▶ [SET TASK]: Would you print the records below from the first line through the line containing "(7,7) rectangle (1094,847);", skipping the pictures?

▶ [MATERIAL PROVIDED]:
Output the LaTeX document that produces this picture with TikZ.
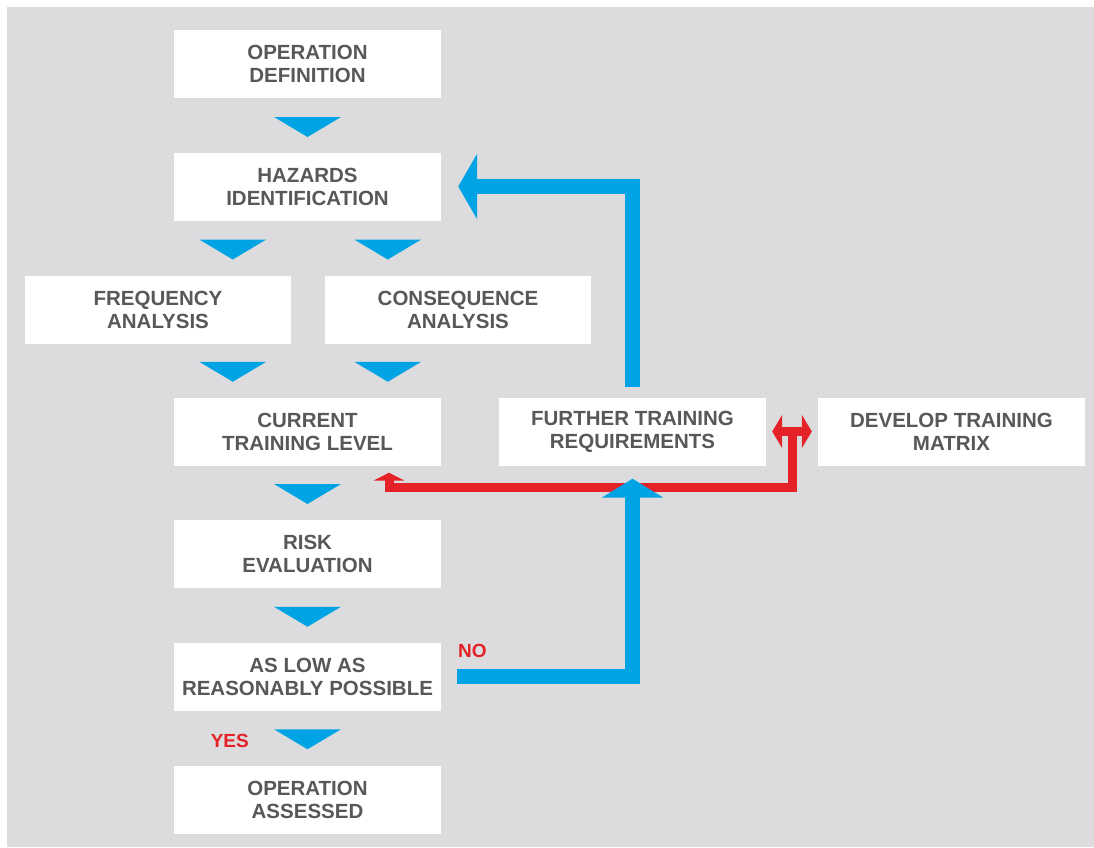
\documentclass[tikz,border=0pt]{standalone}
\usepackage{fontspec}
\setmainfont{Liberation Sans}
\usetikzlibrary{arrows.meta,calc}
\definecolor{bggray}{RGB}{220,220,222}
\definecolor{tblue}{RGB}{0,164,228}
\definecolor{tred}{RGB}{228,34,40}
\definecolor{tgray}{RGB}{88,88,90}
\begin{document}
\begin{tikzpicture}[x=1pt,y=-1pt,
  box/.style={fill=white,minimum width=267pt,minimum height=68pt,inner sep=0pt,
    align=center,text=tgray,font=\fontsize{20.5}{23}\selectfont\bfseries},
  lbl/.style={text=tred,font=\fontsize{19}{21}\selectfont\bfseries,inner sep=0pt},
  bluearrow/.style={draw=tblue,line width=15pt,line join=miter},
  redarrow/.style={draw=tred,line width=9pt,line join=miter},
  dtri/.pic={\fill[tblue] (-33.5,-10) -- (33.5,-10) -- (0,10) -- cycle;}
]
\useasboundingbox (0,0) rectangle (1094,847);
\fill[white] (0,0) rectangle (1094,847);
\fill[bggray] (7,7) rectangle (1094,847);

\node[box] (opdef) at (307.5,64) {OPERATION\\DEFINITION};
\node[box] (haz) at (307.5,187) {HAZARDS\\IDENTIFICATION};
\node[box,minimum width=266pt] (freq) at (158,310) {FREQUENCY\\ANALYSIS};
\node[box,minimum width=266pt] (cons) at (458,310) {CONSEQUENCE\\ANALYSIS};
\node[box] (curr) at (307.5,431.5) {CURRENT\\TRAINING LEVEL};
\node[box] (further) at (632.5,431.5) {FURTHER TRAINING\\REQUIREMENTS};
\node[box] (develop) at (951.5,431.5) {DEVELOP TRAINING\\MATRIX};
\node[box] (risk) at (307.5,553.5) {RISK\\EVALUATION};
\node[box] (alarp) at (307.5,677) {AS LOW AS\\REASONABLY POSSIBLE};
\node[box] (assessed) at (307.5,799.5) {OPERATION\\ASSESSED};

% downward triangles
\pic at ($(opdef.south)!0.5!(haz.north)+(0,1.5)$) {dtri};
\pic at ($(haz.south)!0.5!(freq.north)+(0,1)$) {dtri};
\pic at ($(haz.south)!0.5!(cons.north)+(5,1)$) {dtri};
\pic at ($(freq.south)!0.5!(curr.north)+(0,1)$) {dtri};
\pic at ($(cons.south)!0.5!(curr.north)+(5,1)$) {dtri};
\pic at ($(curr.south)!0.5!(risk.north)+(0,1.5)$) {dtri};
\pic at ($(risk.south)!0.5!(alarp.north)+(0,1.5)$) {dtri};
\pic at ($(alarp.south)!0.5!(assessed.north)+(0,1)$) {dtri};

% red connectors
\coordinate (tmid) at ($(further.east)!0.5!(develop.west)$);
\draw[redarrow,{Triangle[length=10pt,width=33pt]}-{Triangle[length=10pt,width=33pt]}]
  ($(further.east)+(6,0)$) -- ($(develop.west)+(-6,0)$);
\draw[redarrow,-{Triangle[length=8pt,width=31pt]}]
  ($(tmid)+(0,-4)$) |- ($(curr.south)+(81.5,22)$) -| ($(curr.south)+(81.5,7)$);

% blue connectors
\draw[bluearrow,-{Triangle[length=19pt,width=65pt]}]
  ($(further.north)+(0,-10)$) |- ($(haz.east)+(17,-0.5)$);
\draw[bluearrow,-{Triangle[length=19pt,width=61pt]}]
  ($(alarp.east)+(16,-0.5)$) -| ($(further.south)+(0,13)$);

\node[lbl,anchor=west] (no) at (458,651) {NO};
\node[lbl,anchor=east] (yes) at (249,741) {YES};
\end{tikzpicture}
\end{document}
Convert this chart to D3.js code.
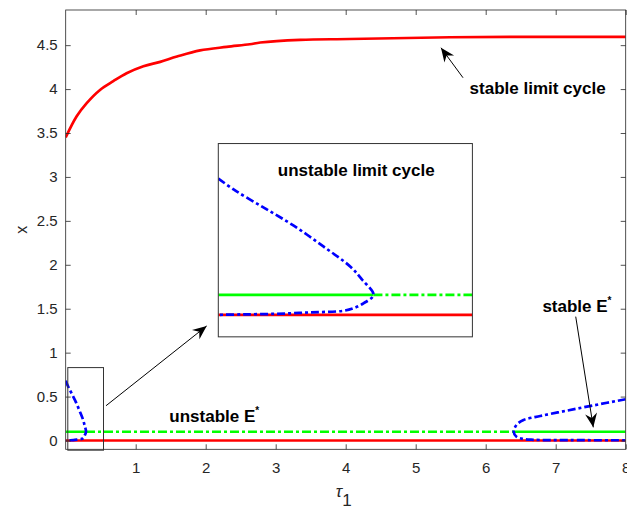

▶ [EXPECTED OUTPUT]:
Output the LaTeX document that produces this picture with TikZ.
\documentclass[tikz,border=0pt]{standalone}
\usepackage{fontspec}
\setmainfont{Liberation Sans}
\usetikzlibrary{arrows.meta,calc}
\definecolor{bggray}{RGB}{220,220,222}
\definecolor{tblue}{RGB}{0,164,228}
\definecolor{tred}{RGB}{228,34,40}
\definecolor{tgray}{RGB}{88,88,90}
\begin{document}
\begin{tikzpicture}[x=1pt,y=-1pt,
  box/.style={fill=white,minimum width=267pt,minimum height=68pt,inner sep=0pt,
    align=center,text=tgray,font=\fontsize{20.5}{23}\selectfont\bfseries},
  lbl/.style={text=tred,font=\fontsize{19}{21}\selectfont\bfseries,inner sep=0pt},
  bluearrow/.style={draw=tblue,line width=15pt,line join=miter},
  redarrow/.style={draw=tred,line width=9pt,line join=miter},
  dtri/.pic={\fill[tblue] (-33.5,-10) -- (33.5,-10) -- (0,10) -- cycle;}
]
\useasboundingbox (0,0) rectangle (1094,847);
\fill[white] (0,0) rectangle (1094,847);
\fill[bggray] (7,7) rectangle (1094,847);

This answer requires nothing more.